Walking this last weekend in the Allandale Woods, a new-to-me urban forest near my home, I came across this:
A low two and half foot high, foot and a half foot wide wall capped with cement, smooth enough to walk on, even ride a bicycle on. Climbing up I looked one way.
I looked the other way. the wall also extended out of sight in both directions.
I came across this structure again and again, going down into valleys and up the other side,
climbing over hills and puddingstone outcrops, arching streams.
When I clambered on top and climbed, I had get on my hands and knees. (Watch out for poison ivy reaching up and and over.)
It was largely intact, with just a few holes knocked through to make way for trails.
Just like the body of the snake I saw crossing my path, the wall curved left and right, and rose and fell. A moment later, the snake shot straight ahead, and sometimes the wall did that two.
At first I wondered whether this was one of the walls that are build around estates to keep the wandering eyes and feet of passersby out of the owner-privilege space. But it was an easy wall to climb and stand on, and what grew on one side was no different from what grew on the other.

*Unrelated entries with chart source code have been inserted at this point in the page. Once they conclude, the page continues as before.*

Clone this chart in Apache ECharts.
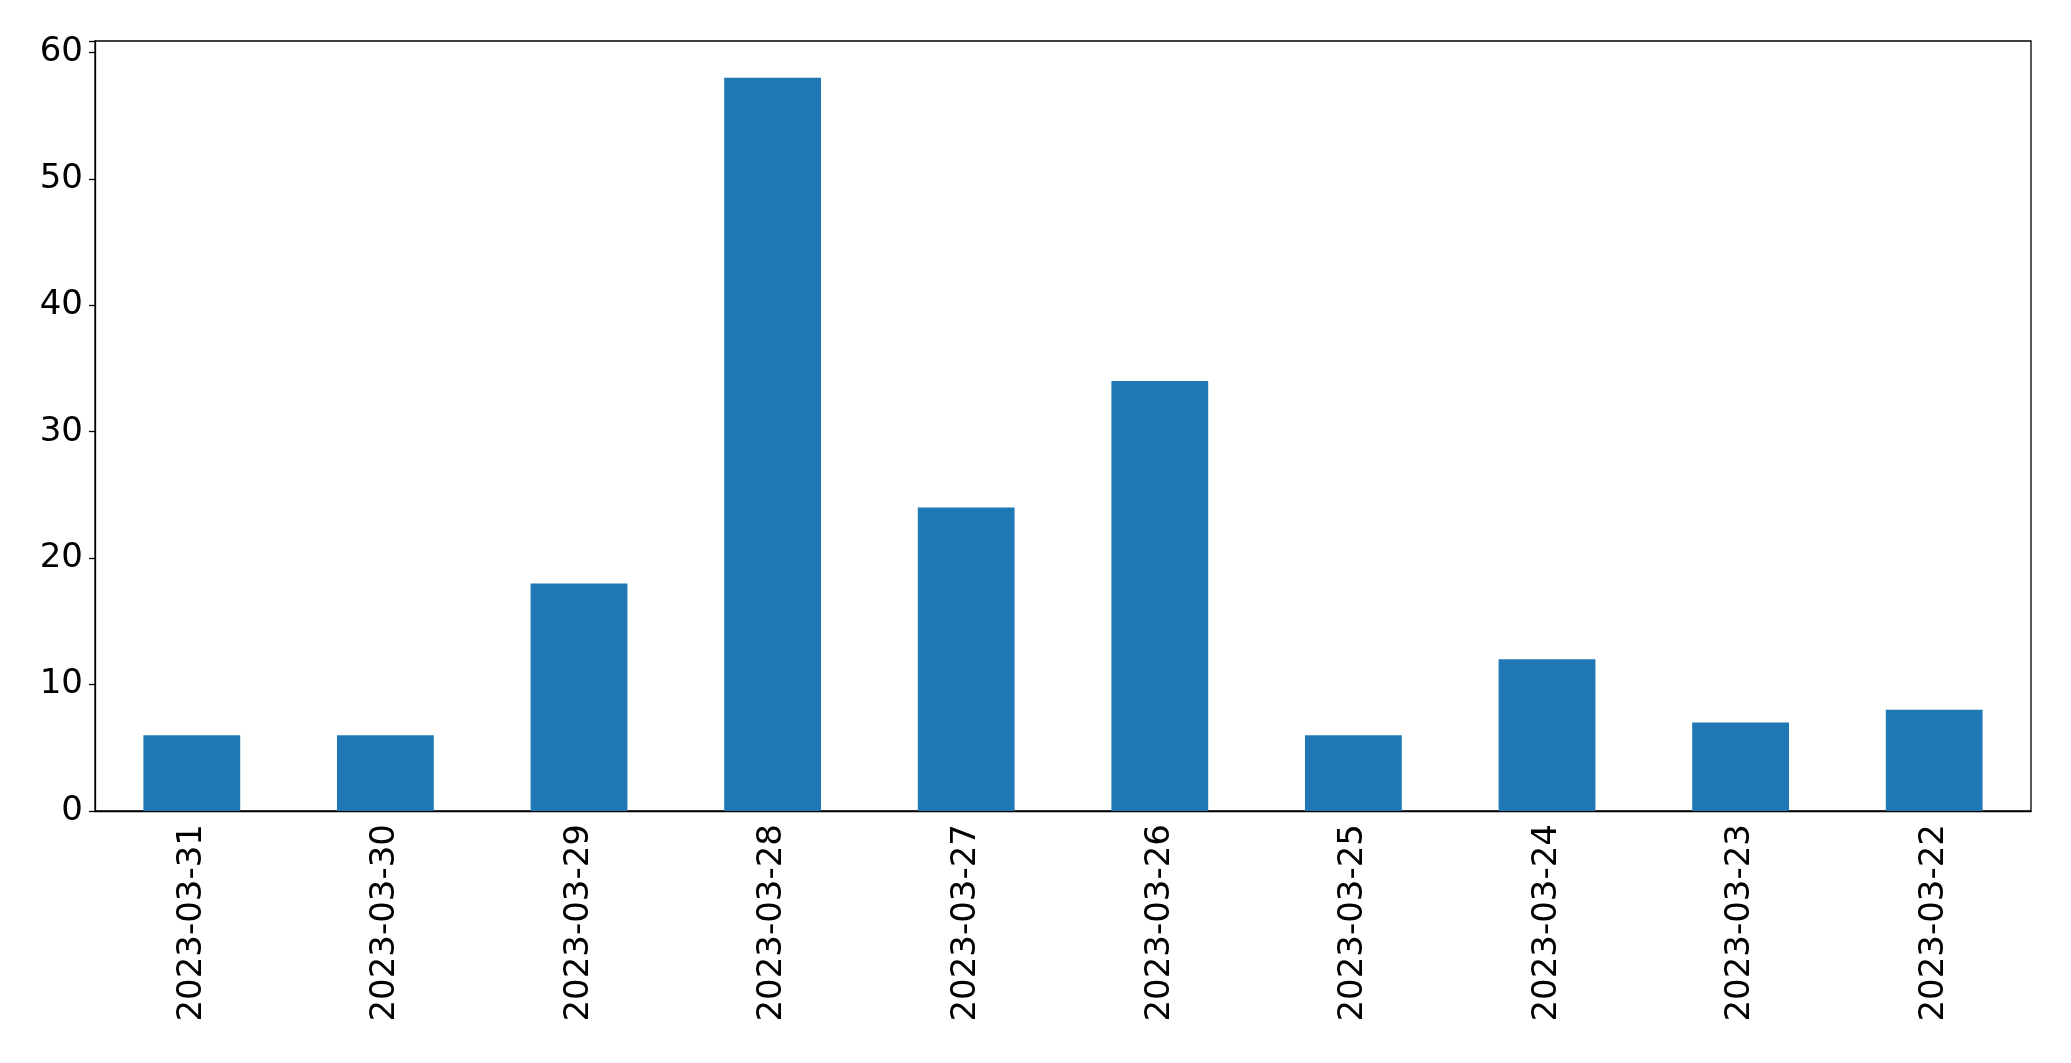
<!DOCTYPE html>
<html>
<head>
<meta charset="utf-8">
<script src="https://cdn.jsdelivr.net/npm/echarts@6/dist/echarts.min.js"></script>
<style>
    html, body { margin: 0; padding: 0; background: #fff; }
    #chart { width: 2071px; height: 1063px; }
</style>
</head>
<body>
<div id="chart"></div>
<script>
const dates = ['2023-03-31', '2023-03-30', '2023-03-29', '2023-03-28', '2023-03-27',
    '2023-03-26', '2023-03-25', '2023-03-24', '2023-03-23', '2023-03-22']
const counts = [6, 6, 18, 58, 24, 34, 6, 12, 7, 8]
const yMax = 60.9

const FONT = 'DejaVu Sans'
const myChart = echarts.init(document.getElementById('chart'))

myChart.setOption({
    animation: false,
    grid: {
        left: 95,
        right: 40,
        top: 41,
        bottom: 252,
        show: true,
        borderColor: '#000',
        borderWidth: 1.3,
        backgroundColor: '#fff'
    },
    xAxis: {
        type: 'category',
        data: dates,
        boundaryGap: true,
        axisLine: { lineStyle: { color: '#000', width: 1.3 } },
        axisTick: { alignWithLabel: true, length: 6, lineStyle: { color: '#000', width: 1.3 } },
        axisLabel: {
            rotate: 90,
            margin: 13,
            color: '#000',
            fontSize: 34,
            fontFamily: FONT
        }
    },
    yAxis: {
        type: 'value',
        min: 0,
        max: yMax,
        interval: 10,
        splitLine: { show: false },
        axisLine: { show: true, lineStyle: { color: '#000', width: 1.3 } },
        axisTick: { show: true, length: 6, lineStyle: { color: '#000', width: 1.3 } },
        axisLabel: {
            margin: 12,
            color: '#000',
            fontSize: 34,
            fontFamily: FONT,
            formatter: v => (v % 10 === 0 ? String(v) : '')
        }
    },
    series: [
        {
            type: 'bar',
            data: counts,
            barWidth: '50%',
            itemStyle: { color: '#1f77b4' }
        }
    ]
})
</script>
</body>
</html>
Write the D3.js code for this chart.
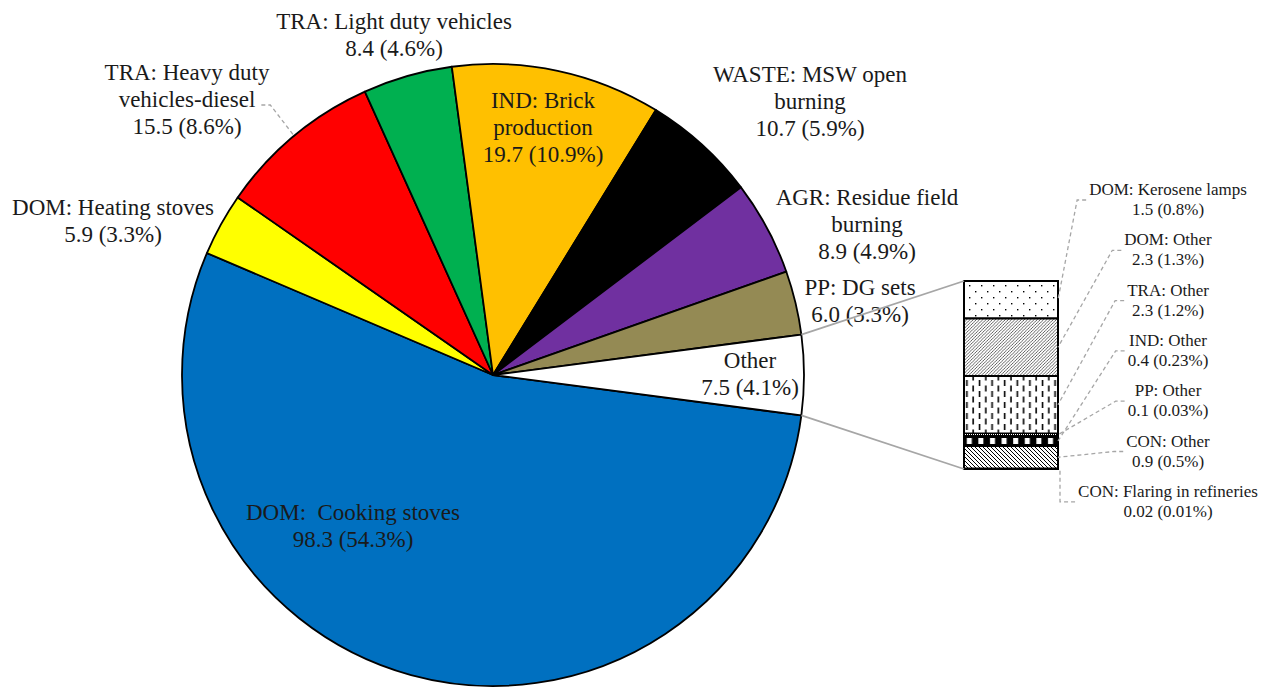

Later I learned something of the history of the property from gift of farmland to a veteran of the Pequot War of 1637 through a landed estate phase to purchase by the city of Boston in 1896. Sometime during the thirties the wall was build, perhaps to serve as a boundary. There are no records related to when this mile-long structure was actually build or who did the actual work. The identity of the workers on the Allandale wall may be as lost as those who built the Great Wall of China.
New England’s woods are full of fieldstone walls, cellar holes, old livestock pounds and wells, all rough and ready structures, vulnerable to frost and pillage. The Allandale wall, by contrast, is like a starched collar for uprightness, yet not so stiff that there wasn’t once a walk-the-wall day for adults and kids.
I like to think of laughing children playing on the wall, but I also like to imagine the wall forging ahead, taut with intention, a strong and clear statement, if now only to itself.